The first two lines in the code are a particular highlight. These lines are actually an anti-evasion technique used to identify whether the file is facing a human or a machine (a sandbox). The GET.WORKSPACE() command gathers information about the properties of the environment. Each property is referenced by a number.

The documentation for the two investigated properties is as follows:

  • 19: If a mouse is present, returns TRUE; otherwise, returns FALSE.
  • 42: If your computer is capable of playing sounds, returns TRUE; otherwise, return FALSE.

These two properties, when being negative, are a fairly good indication for the malware to “understand” if it run inside a sandbox. Hence, the =IF(GET.WORKSPACE(19),,CLOSE(TRUE)) statement basically means that if the code is running inside a sandbox, it needs to “bail-out”, and avoid continuing to the malicious parts of the macro. This allows the sample to evade some dynamic security products that lack the proper emulation of such characteristics.

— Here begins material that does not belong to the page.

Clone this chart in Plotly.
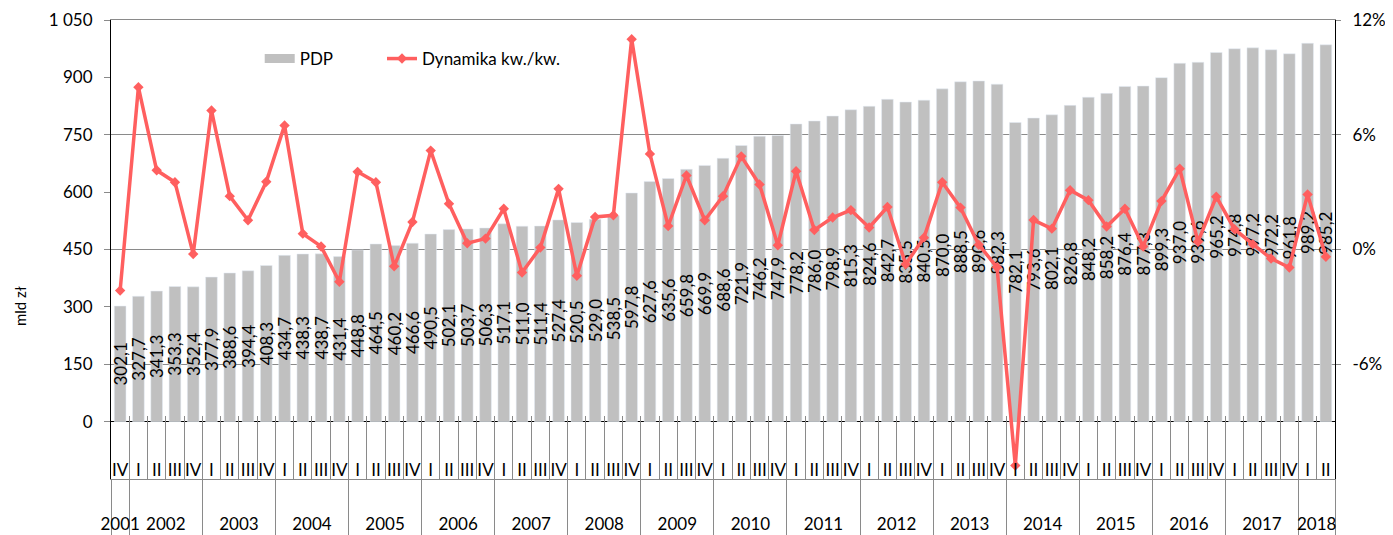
import plotly.graph_objects as go

# ---------------- data ----------------
years = [2001, 2002, 2003, 2004, 2005, 2006, 2007, 2008, 2009,
         2010, 2011, 2012, 2013, 2014, 2015, 2016, 2017, 2018]
quarters_per_year = [["IV"]] + [["I", "II", "III", "IV"]] * 16 + [["I", "II"]]

pdp = [302.1, 327.7, 341.3, 353.3, 352.4, 377.9, 388.6, 394.4, 408.3, 434.7,
       438.3, 438.7, 431.4, 448.8, 464.5, 460.2, 466.6, 490.5, 502.1, 503.7,
       506.3, 517.1, 511.0, 511.4, 527.4, 520.5, 529.0, 538.5, 597.8, 627.6,
       635.6, 659.8, 669.9, 688.6, 721.9, 746.2, 747.9, 778.2, 786.0, 798.9,
       815.3, 824.6, 842.7, 835.5, 840.5, 870.0, 888.5, 890.6, 882.3, 782.1,
       793.6, 802.1, 826.8, 848.2, 858.2, 876.4, 877.3, 899.3, 937.0, 939.6,
       965.2, 974.8, 977.2, 972.2, 961.8, 989.2, 985.2]

dynamika = [-2.15, 8.49, 4.14, 3.52, -0.24, 7.27, 2.79, 1.53, 3.54, 6.49,
            0.83, 0.16, -1.69, 4.06, 3.52, -0.88, 1.44, 5.17, 2.39, 0.33,
            0.57, 2.13, -1.20, 0.10, 3.17, -1.37, 1.70, 1.79, 11.00, 5.00,
            1.23, 3.87, 1.53, 2.79, 4.87, 3.40, 0.22, 4.09, 1.02, 1.67,
            2.06, 1.15, 2.22, -0.77, 0.62, 3.52, 2.19, 0.25, -0.93, -11.30,
            1.54, 1.09, 3.10, 2.58, 1.20, 2.13, 0.16, 2.53, 4.22, 0.40,
            2.76, 1.06, 0.28, -0.47, -0.94, 2.88, -0.38]

left_tickvals = [-150, 0, 150, 300, 450, 600, 750, 900, 1050]
left_ticktext = ["-150", "0", "150", "300", "450", "600", "750", "900", "1 050"]
right_tickvals = [-12, -6, 0, 6, 12]
right_ticktext = ["-12%", "-6%", "0%", "6%", "12%"]

# ---------------- derived categories ----------------
cats, qlabels = [], []
year_bounds, year_centers = [-0.5], []
idx = 0
for y, qs in zip(years, quarters_per_year):
    start = idx
    for q in qs:
        cats.append(f"{y} {q}")
        qlabels.append(q)
        idx += 1
    year_bounds.append(idx - 0.5)
    year_centers.append((start + idx - 1) / 2)

FONT = "Lato"
GRID = "#8A8A8A"
RED = "#FF5F5F"
BAR = "#C0C0C0"
n = len(cats)

fig = go.Figure()

fig.add_trace(go.Bar(
    x=cats, y=pdp, marker_color=BAR, showlegend=False,
    texttemplate="%{y:.1f}", textposition="inside", insidetextanchor="middle",
    textangle=-90, constraintext="none",
    textfont=dict(family=FONT, size=17, color="black"),
    hoverinfo="skip",
))

# legend-only entry drawn as a wide grey swatch
fig.add_trace(go.Scatter(
    x=[None], y=[None], mode="lines", name="PDP",
    line=dict(color=BAR, width=9), legend="legend",
))

fig.add_trace(go.Scatter(
    x=cats, y=dynamika, yaxis="y2", mode="lines+markers",
    name="Dynamika kw./kw.", legend="legend2",
    line=dict(color=RED, width=3.5),
    marker=dict(symbol="diamond", size=8, color=RED),
    cliponaxis=False,
))

# empty helper traces so the year axes exist
fig.add_trace(go.Scatter(x=year_bounds, y=[None] * len(year_bounds), xaxis="x2",
                         showlegend=False, hoverinfo="skip", mode="lines"))
fig.add_trace(go.Scatter(x=year_centers, y=[None] * len(year_centers), xaxis="x3",
                         showlegend=False, hoverinfo="skip", mode="lines"))

tickfont = dict(family=FONT, size=17, color="black")

fig.update_layout(
    width=1385, height=527,
    margin=dict(l=103, r=58, t=12, b=56),
    paper_bgcolor="white", plot_bgcolor="white",
    separators=", ",
    bargap=0.36,
    font=dict(family=FONT, size=17, color="black"),
    xaxis=dict(
        type="category", range=[-0.5, n - 0.5],
        tickmode="array", tickvals=cats, ticktext=qlabels, tickangle=0,
        tickson="boundaries", ticks="inside", ticklen=63,
        tickcolor=GRID, tickwidth=1,
        ticklabelposition="inside", ticklabelstandoff=-63,
        showline=True, linecolor=GRID, linewidth=1, mirror=True,
        showgrid=False, zeroline=False, tickfont=tickfont, automargin=False,
    ),
    xaxis2=dict(
        visible=True,
        overlaying="x", anchor="y", side="bottom", type="linear",
        range=[-0.5, n - 0.5], tickmode="array", tickvals=year_bounds,
        ticks="outside", ticklen=60, tickcolor=GRID, tickwidth=1,
        showticklabels=False, showgrid=False, zeroline=False, showline=False,
        automargin=False,
    ),
    xaxis3=dict(
        visible=True,
        overlaying="x", anchor="y", side="bottom", type="linear",
        range=[-0.5, n - 0.5], tickmode="array", tickvals=year_centers,
        ticktext=[str(y) for y in years], ticks="", tickangle=0,
        ticklabelstandoff=33,
        showgrid=False, zeroline=False, showline=False,
        tickfont=tickfont, automargin=False,
    ),
    yaxis=dict(
        range=[-150, 1050], tickmode="array",
        tickvals=left_tickvals, ticktext=left_ticktext,
        ticks="outside", ticklen=6, tickcolor=GRID,
        showgrid=False, zeroline=True, zerolinecolor="black", zerolinewidth=1,
        showline=True, linecolor="black", linewidth=1,
        ticklabelstandoff=8, tickfont=tickfont, automargin=False,
    ),
    yaxis2=dict(
        overlaying="y", side="right", anchor="x",
        range=[-12, 12], tickmode="array",
        tickvals=right_tickvals, ticktext=right_ticktext,
        ticks="outside", ticklen=5, tickcolor=GRID,
        showgrid=True, gridcolor=GRID, gridwidth=1, zeroline=False,
        showline=True, linecolor="black", linewidth=1,
        ticklabelstandoff=8, tickfont=tickfont, automargin=False,
    ),
    legend=dict(
        orientation="h", x=0.1215, y=0.915, xanchor="left", yanchor="middle",
        bgcolor="rgba(0,0,0,0)", font=dict(family=FONT, size=17, color="black"),
        itemwidth=30,
    ),
    legend2=dict(
        orientation="h", x=0.2214, y=0.915, xanchor="left", yanchor="middle",
        bgcolor="rgba(0,0,0,0)", font=dict(family=FONT, size=17, color="black"),
        itemwidth=30,
    ),
    annotations=[dict(
        text="mld zł", textangle=-90, showarrow=False,
        xref="paper", yref="paper", x=-0.0743, y=0.377,
        xanchor="center", yanchor="middle",
        font=dict(family=FONT, size=15, color="black"),
    )],
    showlegend=True,
)

fig.write_html("out.html")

Perception Point is not a “malware analysis” company (see more about how we’re different here) so we will not continue to analyze the rest of the macro, though it’s not complicated. Our main goal is to show highlight the anti-sandbox trick, which would have probably succeeded in bypassing most sandbox-based security solutions.

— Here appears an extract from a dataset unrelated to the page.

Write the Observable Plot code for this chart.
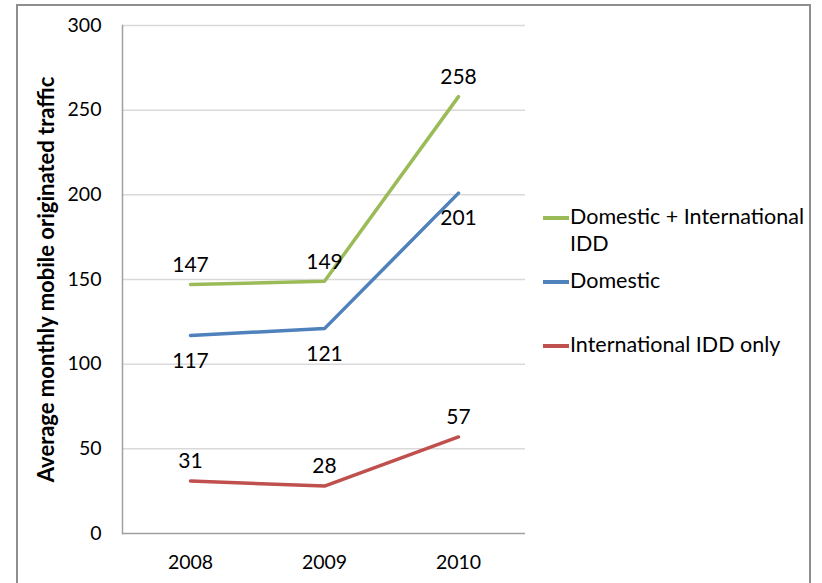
<!DOCTYPE html>
<html>
<head>
<meta charset="utf-8">
<script src="https://cdn.jsdelivr.net/npm/d3@7"></script>
<script src="https://cdn.jsdelivr.net/npm/@observablehq/plot@0.6"></script>
<style>
  html, body { margin: 0; padding: 0; background: #fff; overflow: hidden; }
  #wrap { position: relative; width: 822px; height: 583px; font-family: Lato, "Open Sans", sans-serif; }
  #frame { position: absolute; left: 16px; top: 4px; width: 795px; height: 640px; border: 2px solid #8e8e8e; box-sizing: border-box; pointer-events: none; }
  #chart { position: absolute; left: 0; top: 0; }
  #legend { position: absolute; left: 543px; top: 203px; font-size: 21.5px; color: #000; }
  .item { position: absolute; left: 0; white-space: nowrap; line-height: 27px; }
  .swatch { display: inline-block; width: 26px; height: 3.5px; vertical-align: top; margin-top: 13px; margin-right: 1px; }
  .txt { display: inline-block; vertical-align: top; }
</style>
</head>
<body>
<div id="wrap">
  <div id="chart"></div>
  <div id="legend"></div>
  <div id="frame"></div>
</div>
<script>
const years = ["2008", "2009", "2010"];
const seriesNames = ["Domestic + International IDD", "Domestic", "International IDD only"];
const totalValues = [147, 149, 258];
const domesticValues = [117, 121, 201];
const internationalValues = [31, 28, 57];
const yTicks = [0, 50, 100, 150, 200, 250, 300];
const yTitle = "Average monthly mobile originated traffic";

const seriesValues = [totalValues, domesticValues, internationalValues];
const colors = ["#9bbb59", "#4f81bd", "#c0504d"];
const labelDy = [-20, 25, -20];

const rows = [];
seriesNames.forEach((s, i) => {
  years.forEach((y, j) => rows.push({series: s, year: y, value: seriesValues[i][j], si: i}));
});

const chart = Plot.plot({
  width: 822,
  height: 583,
  marginLeft: 122,
  marginRight: 297,
  marginTop: 25,
  marginBottom: 50,
  style: {fontFamily: "Lato, 'Open Sans', sans-serif", fontSize: "19px", color: "#000", background: "transparent"},
  x: {type: "point", domain: years, padding: 0.5, label: null, tickSize: 0, tickPadding: 22},
  y: {domain: [0, 300], ticks: yTicks, label: null, tickSize: 0, tickPadding: 21},
  color: {domain: seriesNames, range: colors},
  marks: [
    Plot.ruleY(yTicks.filter(d => d > 0), {stroke: "#d9d9d9", strokeWidth: 1.5, strokeOpacity: 1}),
    Plot.ruleY([0], {stroke: "#a0a0a0", strokeWidth: 1.5}),
    Plot.frame({anchor: "left", stroke: "#a0a0a0", strokeWidth: 1.5}),
    Plot.axisX({tickSize: 0, tickPadding: 22, fontSize: 19.5}),
    Plot.axisY({ticks: yTicks, tickSize: 0, tickPadding: 21, fontSize: 19.5}),
    Plot.line(rows, {x: "year", y: "value", z: "series", stroke: "series", strokeWidth: 3.5, strokeLinejoin: "round", strokeLinecap: "round"}),
    Plot.text(rows, {x: "year", y: "value", text: d => String(d.value), fill: "#000", fontSize: 21,
      render: (index, scales, values, dims, context, next) => {
        const g = next(index, scales, values, dims, context);
        d3.select(g).selectAll("text").each(function(_, k) {
          const i = index[k];
          d3.select(this).attr("transform", null)
            .attr("y", values.y[i] + labelDy[rows[i].si]).attr("x", values.x[i]).attr("dy", "0.35em");
        });
        return g;
      }}),
    Plot.text([yTitle], {frameAnchor: "left", dx: -76, rotate: -90, textAnchor: "middle", fontWeight: "bold", fontSize: 22, fill: "#000"})
  ]
});
document.getElementById("chart").appendChild(chart);

const legend = document.getElementById("legend");
const legendTops = [0, 64, 128];
seriesNames.forEach((s, i) => {
  const item = document.createElement("div");
  item.className = "item";
  item.style.top = legendTops[i] + "px";
  const sw = document.createElement("span");
  sw.className = "swatch";
  sw.style.background = colors[i];
  const t = document.createElement("span");
  t.className = "txt";
  t.innerHTML = i === 0 ? "Domestic + International<br>IDD" : s;
  item.appendChild(sw);
  item.appendChild(t);
  legend.appendChild(item);
});
</script>
</body>
</html>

The utilization of Excel 4.0 macros shows again how leveraging this aging Excel-specific technique can pose difficulties in intercepting the malware (and further analyzing it). Unless specific knowledge of such techniques is implemented in the security product in advance, there is a better chance that only a next-gen dynamic analysis will detect such an attack. Only solutions that implemented anti-evasion techniques in the core of their system will be able to intercept the attack well before it’s being downloaded and executed.